Cakes and conscience

By Hendrik van der Breggen
The Carillon, December 22, 2016
(Slightly revised July 1, 2017)
Cakes and conscience
You can’t have your cake and eat it too. Or so the saying goes.
In view of Christian bakers in the U.S. and Ireland being sued enormous sums of money (e.g., $137,000 U.S.) for not making gay wedding cakes, some persons clearly not only want to have their cake and eat it—but also wish to force others to bake it for them!
Let’s look at three popular arguments in favour of using the law to coerce Christian bakers to bake wedding cakes for same-sex weddings, and let’s assess those arguments.
Keep in mind the bakers are conscientiously objecting to using their artistic talent to affirm or celebrate what they believe is immoral. They wish to exercise freedom of speech—freedom not to be compelled to say/ express something they think is false or wrong.
Argument 1: The Christian bakers are discriminating against gays.
Assessment: Nope.
Yes, the bakers choose to refuse to bake cakes for gay weddings, but, no, the bakers are not discriminating against gays in general.
The bakers serve gays in day-to-day business by serving cookies, pastries, cupcakes, birthday cakes, etc. But the bakers refuse to participate only in what seems to them as contributing to the celebration of a particular event—a same-sex marriage ceremony—which goes against their moral conscience. The bakers are refusing to use their creative talent to make a message with which they disagree.
This means gays are here not being discriminated against as a class as, say, blacks have been discriminated against as a class. It’s not as if gays are not being served at all at a lunch counter.
Again: Only a particular type of event—a same-sex wedding—is not being serviced and celebrated by some (a few) bakers. (Significantly, there’s no shortage of other bakers who are ready and willing to bake the desired cakes.)
In other words, the oft-assumed racial discrimination analogy is faulty.
Surely, in a tolerant and pluralist society bakers should be free to refuse some business on moral grounds.

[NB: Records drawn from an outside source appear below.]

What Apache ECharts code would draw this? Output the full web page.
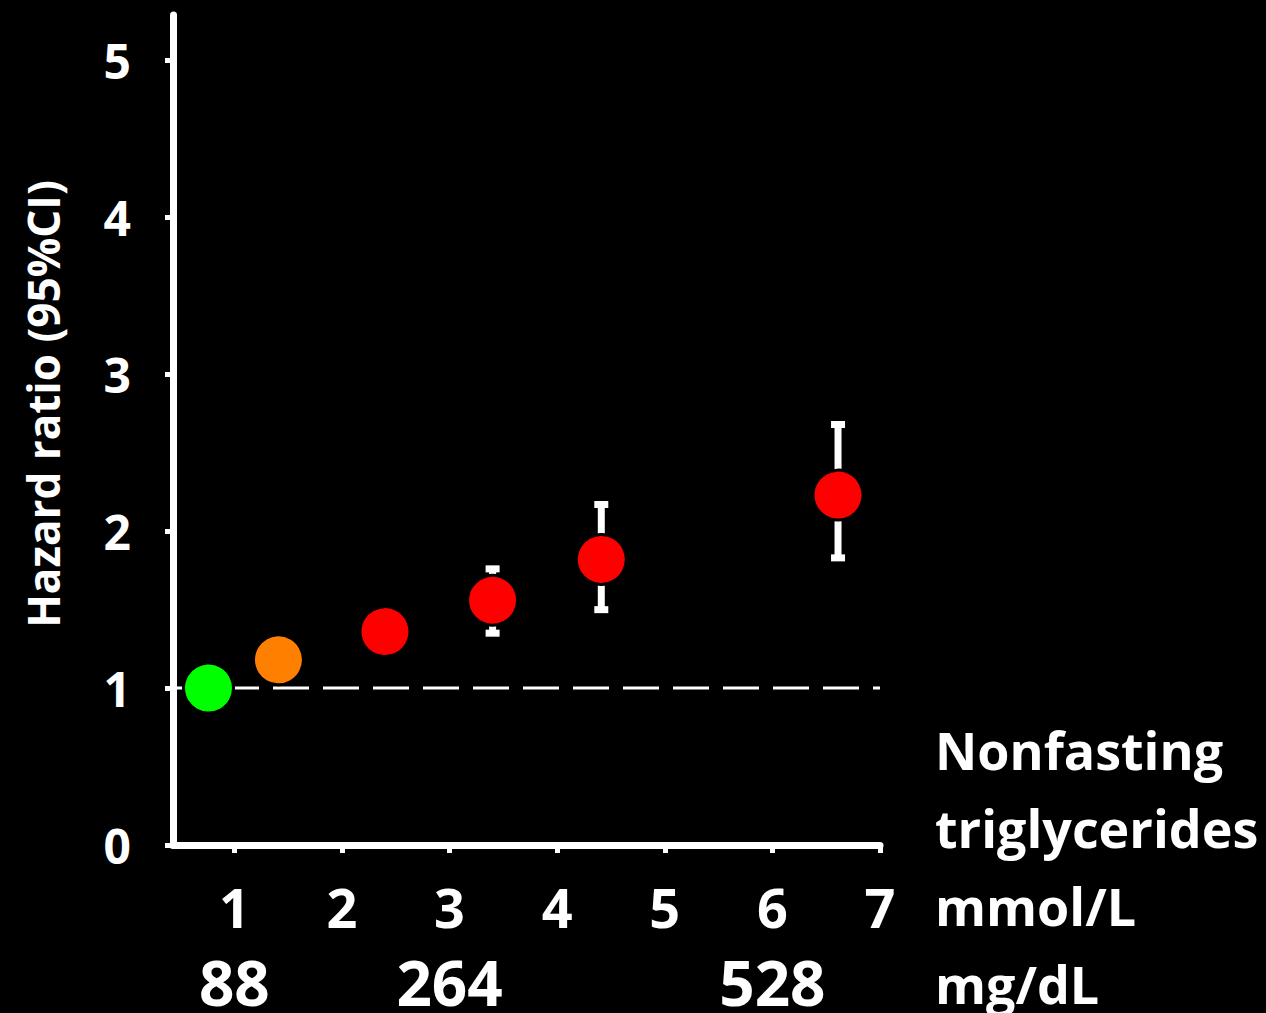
<!DOCTYPE html>
<html><head><meta charset="utf-8">
<script src="https://cdn.jsdelivr.net/npm/echarts@6/dist/echarts.min.js"></script>
<style>html,body{margin:0;padding:0;background:#000;}#c{width:1266px;height:1013px;}</style>
</head><body><div id="c"></div>
<script>
const xTicks = [1, 2, 3, 4, 5, 6, 7];
const mgdlTicks = [1, 3, 6];
const mgdlLabels = {1: '88', 3: '264', 6: '528'};
const yTicks = [0, 1, 2, 3, 4, 5];
const pointX = [0.76, 1.41, 2.40, 3.40, 4.41, 6.61];
const pointHR = [1.00, 1.18, 1.36, 1.56, 1.82, 2.23];
const ciLow = [null, null, null, 1.35, 1.50, 1.83];
const ciHigh = [null, null, null, 1.76, 2.17, 2.68];
const pointColors = ['#00ff00', '#ff8000', '#ff0000', '#ff0000', '#ff0000', '#ff0000'];
const refLineX = [0.43, 7];
const refLineY = [1, 1];
const yTitle = 'Hazard ratio (95%CI)';
const sideLines = ['Nonfasting', 'triglycerides', 'mmol/L', 'mg/dL'];

const FONT = '"Open Sans"';
const chart = echarts.init(document.getElementById('c'), null, {renderer: 'svg'});

const ciData = [];
pointX.forEach((x, i) => { if (ciLow[i] != null) ciData.push([x, ciLow[i], ciHigh[i]]); });

const graphics = sideLines.map((t, i) => ({
  type: 'text', left: 935, top: 723 + i * 78,
  style: {text: t, fill: '#fff', font: 'bold 52px ' + FONT}
}));
graphics.push({
  type: 'text', x: 43, y: 404, rotation: Math.PI / 2,
  style: {text: yTitle, fill: '#fff', font: 'bold 44px ' + FONT, align: 'center', verticalAlign: 'middle'}
});

chart.setOption({
  backgroundColor: '#000',
  animation: false,
  grid: {left: 173, right: 386, top: 15, bottom: 167},
  xAxis: [{
    type: 'value', min: 0.43, max: 7,
    splitLine: {show: false},
    axisLine: {lineStyle: {color: '#fff', width: 7}},
    axisTick: {show: true, customValues: xTicks, length: 8, lineStyle: {color: '#fff', width: 5}},
    axisLabel: {customValues: xTicks, color: '#fff', fontSize: 54, fontWeight: 'bold', fontFamily: FONT, margin: 35}
  }, {
    type: 'value', min: 0.43, max: 7, position: 'bottom', offset: 76,
    splitLine: {show: false}, axisLine: {show: false}, axisTick: {show: false},
    axisLabel: {customValues: mgdlTicks, color: '#fff', fontSize: 62, fontWeight: 'bold', fontFamily: FONT, margin: 30,
      formatter: v => mgdlLabels[Math.round(v)] || ''}
  }],
  yAxis: {
    type: 'value', min: 0, max: 5.29,
    splitLine: {show: false},
    axisLine: {lineStyle: {color: '#fff', width: 7}},
    axisTick: {show: true, customValues: yTicks, length: 8, lineStyle: {color: '#fff', width: 5}},
    axisLabel: {customValues: yTicks, color: '#fff', fontSize: 48, fontWeight: 'bold', fontFamily: FONT, margin: 42}
  },
  graphic: graphics,
  series: [{
    type: 'line', data: refLineX.map((x, i) => [x, refLineY[i]]), symbol: 'none', silent: true,
    lineStyle: {color: '#fff', width: 3, type: [36, 14]}, z: 1
  }, {
    type: 'custom', data: ciData, z: 2,
    renderItem: (params, api) => {
      const lo = api.coord([api.value(0), api.value(1)]);
      const hi = api.coord([api.value(0), api.value(2)]);
      const x = lo[0];
      const bw = 7, cw = 14, ch = 7;
      return {type: 'group', children: [
        {type: 'rect', shape: {x: x - bw / 2, y: hi[1], width: bw, height: lo[1] - hi[1]}, style: {fill: '#fff'}},
        {type: 'rect', shape: {x: x - cw / 2, y: hi[1] - ch / 2, width: cw, height: ch}, style: {fill: '#fff'}},
        {type: 'rect', shape: {x: x - cw / 2, y: lo[1] - ch / 2, width: cw, height: ch}, style: {fill: '#fff'}}
      ]};
    }
  }, {
    type: 'scatter', z: 3, symbolSize: 50,
    data: pointX.map((x, i) => ({value: [x, pointHR[i]], itemStyle: {color: pointColors[i], opacity: 1, borderColor: '#000', borderWidth: 3}}))
  }]
});
</script></body></html>
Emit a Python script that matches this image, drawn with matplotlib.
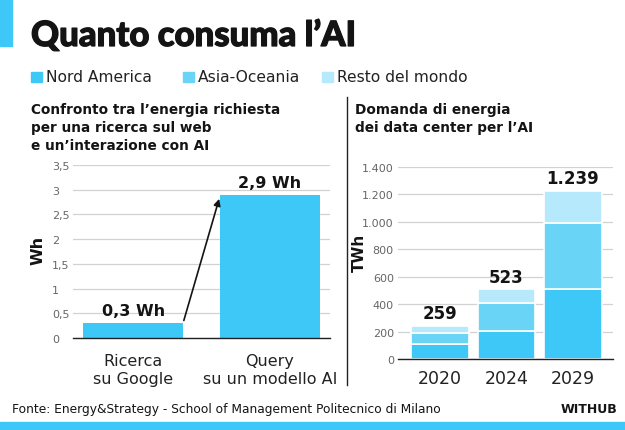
import matplotlib.pyplot as plt
import matplotlib.patheffects as pe
import numpy as np

# --- data ---
search_labels = ["Ricerca\nsu Google", "Query\nsu un modello AI"]
search_wh = [0.3, 2.9]
search_text = ["0,3 Wh", "2,9 Wh"]

years = ["2020", "2024", "2029"]
nord_america = [109, 207, 510]
asia_oceania = [81, 199, 480]
resto_mondo = [53, 104, 238]
totals_text = ["259", "523", "1.239"]

left_ticks = [0, 0.5, 1, 1.5, 2, 2.5, 3, 3.5]
left_ticklabels = ["0", "0,5", "1", "1,5", "2", "2,5", "3", "3,5"]
right_ticks = [0, 200, 400, 600, 800, 1000, 1200, 1400]
right_ticklabels = ["0", "200", "400", "600", "800", "1.000", "1.200", "1.400"]

C_NA = "#3ec8f8"
C_AO = "#6ad4f7"
C_RM = "#b6e9fb"
GRID = "#d2d2d2"
TICK = "#666666"
INK = "#141414"

plt.rcParams["font.family"] = ["DejaVu Sans"]

W, H = 625, 431
fig = plt.figure(figsize=(W / 100, H / 100), dpi=100)


def fx(px):
    return px / W


def fy(py):
    return 1 - py / H


# --- header ---
fig.patches.append(plt.Rectangle((0, fy(47)), fx(12), 47 / H, transform=fig.transFigure,
                                 color=C_NA, zorder=0))
fig.text(fx(31), fy(47), "Quanto consuma l’AI", fontsize=25, fontweight="black",
         family=["Lato", "DejaVu Sans"], color=INK, va="baseline",
         path_effects=[pe.withStroke(linewidth=0.9, foreground=INK)])

legend_items = [("Nord America", C_NA, 31), ("Asia-Oceania", C_AO, 183), ("Resto del mondo", C_RM, 322)]
for name, col, x0 in legend_items:
    fig.patches.append(plt.Rectangle((fx(x0), fy(83)), fx(11), 10 / H, transform=fig.transFigure,
                                     color=col))
    fig.text(fx(x0 + 15), fy(78), name, fontsize=11.2, color="#222222", va="center")

# --- subtitles ---
fig.text(fx(31), fy(103), "Confronto tra l’energia richiesta\nper una ricerca sul web\ne un’interazione con AI",
         fontsize=9.8, fontweight="bold", color=INK, va="top", linespacing=1.38)
fig.text(fx(355), fy(103), "Domanda di energia\ndei data center per l’AI",
         fontsize=9.8, fontweight="bold", color=INK, va="top", linespacing=1.38)

# separator line
fig.add_artist(plt.Line2D([fx(347), fx(347)], [fy(98), fy(386)], color="#222222", lw=1))

# --- left chart ---
axl = fig.add_axes([fx(73), fy(339), fx(330 - 73), (339 - 166) / H])
x = np.arange(len(search_wh))
axl.bar(x, search_wh, width=0.73, color=C_NA, zorder=2)
axl.set_xlim(-0.44, 1.44)
axl.set_ylim(0, 3.5)
axl.set_yticks(left_ticks, left_ticklabels)
axl.set_xticks(x, search_labels)
for i, v in enumerate(search_wh):
    axl.text(x[i], v + 0.1, search_text[i], ha="center", va="bottom", fontsize=11.5,
             fontweight="bold", color=INK)
axl.annotate("", xy=(0.635, 2.87), xytext=(0.365, 0.3),
             arrowprops=dict(arrowstyle="-|>", color=INK, lw=1.2, mutation_scale=10))

# --- right chart ---
axr = fig.add_axes([fx(398), fy(360), fx(613 - 398), (360 - 168) / H])
xr = np.arange(len(years))
axr.bar(xr, nord_america, width=0.87, color=C_NA, edgecolor="white", linewidth=1.2, zorder=2)
axr.bar(xr, asia_oceania, bottom=nord_america, width=0.87, color=C_AO, edgecolor="white",
        linewidth=1.2, zorder=2)
b2 = np.array(nord_america) + np.array(asia_oceania)
axr.bar(xr, resto_mondo, bottom=b2, width=0.87, color=C_RM, edgecolor="white", linewidth=1.2, zorder=2)
tops = b2 + np.array(resto_mondo)
for i, t in enumerate(tops):
    axr.text(xr[i], t + 25, totals_text[i], ha="center", va="bottom", fontsize=12,
             fontweight="bold", color=INK)
axr.set_xlim(-0.63, 2.6)
axr.set_ylim(0, 1400)
axr.set_yticks(right_ticks, right_ticklabels)
axr.set_xticks(xr, years)

for ax in (axl, axr):
    for s in ("top", "right", "left"):
        ax.spines[s].set_visible(False)
    ax.spines["bottom"].set_color("#222222")
    ax.spines["bottom"].set_linewidth(1)
    ax.grid(axis="y", color=GRID, lw=0.9, zorder=0)
    ax.set_axisbelow(True)
    ax.tick_params(axis="y", length=0, labelsize=8, labelcolor=TICK)
    ax.tick_params(axis="x", length=0, labelsize=11.5, labelcolor="#222222")

# left y tick labels are left aligned at x ~ 52 px
axl.tick_params(axis="y", pad=15)
for lab in axl.get_yticklabels():
    lab.set_horizontalalignment("left")
axl.tick_params(axis="x", pad=11)
axr.tick_params(axis="y", pad=3)
axr.tick_params(axis="x", pad=7, labelsize=12.5)

fig.text(fx(38), fy(250), "Wh", rotation=90, fontsize=11.5, fontweight="bold",
         ha="center", va="center", color=INK)
fig.text(fx(359), fy(253), "TWh", rotation=90, fontsize=11, fontweight="bold",
         ha="center", va="center", color=INK)

# --- footer ---
fig.text(fx(12), fy(410), "Fonte: Energy&Strategy - School of Management Politecnico di Milano",
         fontsize=8.8, color=INK, va="center")
fig.text(fx(617), fy(410), "WITHUB", fontsize=9, fontweight="bold", color=INK,
         va="center", ha="right")
fig.patches.append(plt.Rectangle((0, 0), 1, 8 / H, transform=fig.transFigure, color=C_NA))

fig.savefig("out.png", dpi=100)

Think about it. Don’t we think a Muslim baker should be free not to bake cakes celebrating pornographic images for a stag party? Or a Jewish baker should be free not to bake a cake celebrating the pork industry? Or a black baker should be free to not to bake a cake celebrating the Ku Klux Klan? Or a gay baker should be free not to bake a cake for an anti-gay celebration at Westboro Baptist Church (of “God hates fags” notoriety)?
Answer: We do think they should be free not to bake such cakes.
Argument 2: When somebody opens a business that serves the public, they should serve all of the public.
Assessment: Yes and no.
Yes, ideally, it would be nice if all the public were to be served. But, no, life isn’t always sugar and spice and everything nice.
Surely, we should allow some limitations to make room for religious/ moral conscience if doing so isn’t a huge burden on the public. After all, we live in a diverse society.
Think about it (again). In a diverse society it’s important that we don’t force a Muslim baker to go against her conscience, nor force a Jewish baker to go against his conscience, nor force a black baker to go against her conscience, nor force a gay baker to go against his conscience, nor force a Christian baker to go against her conscience, etc. It’s called tolerance.
Argument 3: If you’re not going to bake gay wedding cakes, then you shouldn’t become a baker in the first place.
Assessment: This argument tells us that if anyone doesn’t agree with gay ideology, then any conscientious objections will not be tolerated. In other words, pro-gay ideology is trump.
But whatever happened to freedom of conscience? Whatever happened to tolerance and live-and-let-live? Whatever happened to pluralism and diversity?
Folks, life in a diverse pluralist society won’t always be easy. Let’s not force people to violate their moral conscience when there are many other, less oppressive ways to get a cake.

(Hendrik van der Breggen, PhD, is associate professor of philosophy at Providence University College. The views expressed in this column do not always reflect the views of Providence.)